BULLLLLLSHIT! Which brings me to my favorite thing to bitch about. How single, childless people get fucked all the time in every aspect of the world. If I had kids, that put a burdon on society, used the tax dollars to feed and clothe them, I'd get more money back on my taxes. But, since I am a responsible citizen of the world, and choose to take care of me and my pets, I have to pay taxes. I say, great for married people who get money back. But, why is it that those who have two full time incomes, deserve money more than someone such as myself, who has no one to depend on for their bills? Someone, who has to work like a fucking dog, to support herself? I mean, isn't that the American way? Work for what you have? I dunno, cus I'm thinking I should get knocked up and pop out a few kids so I can have a fucking vacation from work!

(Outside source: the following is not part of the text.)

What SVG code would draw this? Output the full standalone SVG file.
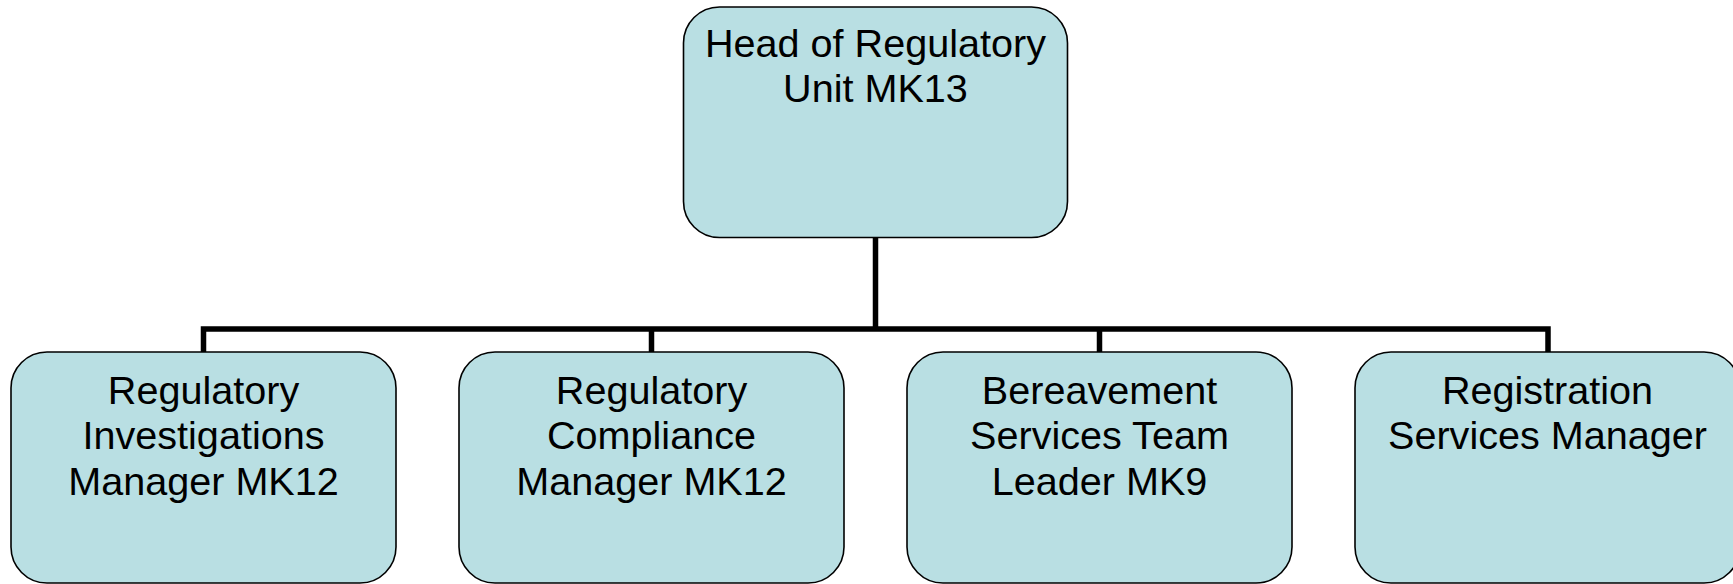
<svg xmlns="http://www.w3.org/2000/svg" width="1733" height="584" viewBox="0 0 1733 584">
  <style>
    .box { fill: #B9DFE3; stroke: #000; stroke-width: 1.6; }
    .label { font-family: "Liberation Sans", Arial, sans-serif; font-size: 39.6px; fill: #000; text-anchor: middle; }
    .link { fill: none; stroke: #000; stroke-width: 5.5; stroke-linecap: butt; stroke-linejoin: miter; }
  </style>
  <rect width="1733" height="584" fill="#fff"/>

  <g id="connectors">
    <path class="link" d="M875.5 237 V329"/>
    <path class="link" d="M203.5 352 V329 H1548 V352"/>
    <path class="link" d="M651.5 329 V352"/>
    <path class="link" d="M1099.5 329 V352"/>
  </g>

  <g id="head">
    <rect class="box" x="683.5" y="7" width="384" height="230.5" rx="36" ry="36"/>
    <text class="label" x="875.5" y="56.5">Head of Regulatory</text>
    <text class="label" x="875.5" y="101.5">Unit MK13</text>
  </g>

  <g id="investigations">
    <rect class="box" x="11" y="352" width="385" height="231" rx="36" ry="36"/>
    <text class="label" x="203.5" y="403.5">Regulatory</text>
    <text class="label" x="203.5" y="449">Investigations</text>
    <text class="label" x="203.5" y="494.5">Manager MK12</text>
  </g>

  <g id="compliance">
    <rect class="box" x="459" y="352" width="385" height="231" rx="36" ry="36"/>
    <text class="label" x="651.5" y="403.5">Regulatory</text>
    <text class="label" x="651.5" y="449">Compliance</text>
    <text class="label" x="651.5" y="494.5">Manager MK12</text>
  </g>

  <g id="bereavement">
    <rect class="box" x="907" y="352" width="385" height="231" rx="36" ry="36"/>
    <text class="label" x="1099.5" y="403.5">Bereavement</text>
    <text class="label" x="1099.5" y="449">Services Team</text>
    <text class="label" x="1099.5" y="494.5">Leader MK9</text>
  </g>

  <g id="registration">
    <rect class="box" x="1355" y="352" width="385" height="231" rx="36" ry="36"/>
    <text class="label" x="1547.5" y="403.5">Registration</text>
    <text class="label" x="1547.5" y="449">Services Manager</text>
  </g>
</svg>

I hate the government. I hate that I am now going to be arrested one day for not filing my taxes cus there is no way I'm filing taxes I have to pay for, when I have no money to pay them, or anyone else!
So...I have to keep the second job, save up enough to pay my taxes, pay off a credit card, and save for a wedding, so pretty much I'll be working another year. At the end of which, I will then again owe money, cus my reward for working 2 jobs, is, paying the government more moneyyyyyyyyyyy!!!!!!
I only made a whopping 9 grand at my second job. Like, I'm that freaking rich? What happened to the rich getting the breaks then? I'm still considered poverty if you want to be technical. I'm not even middle class! Ah, they can fuck off!!!!!!!!!
How much do you love the way you get screwed on your taxes?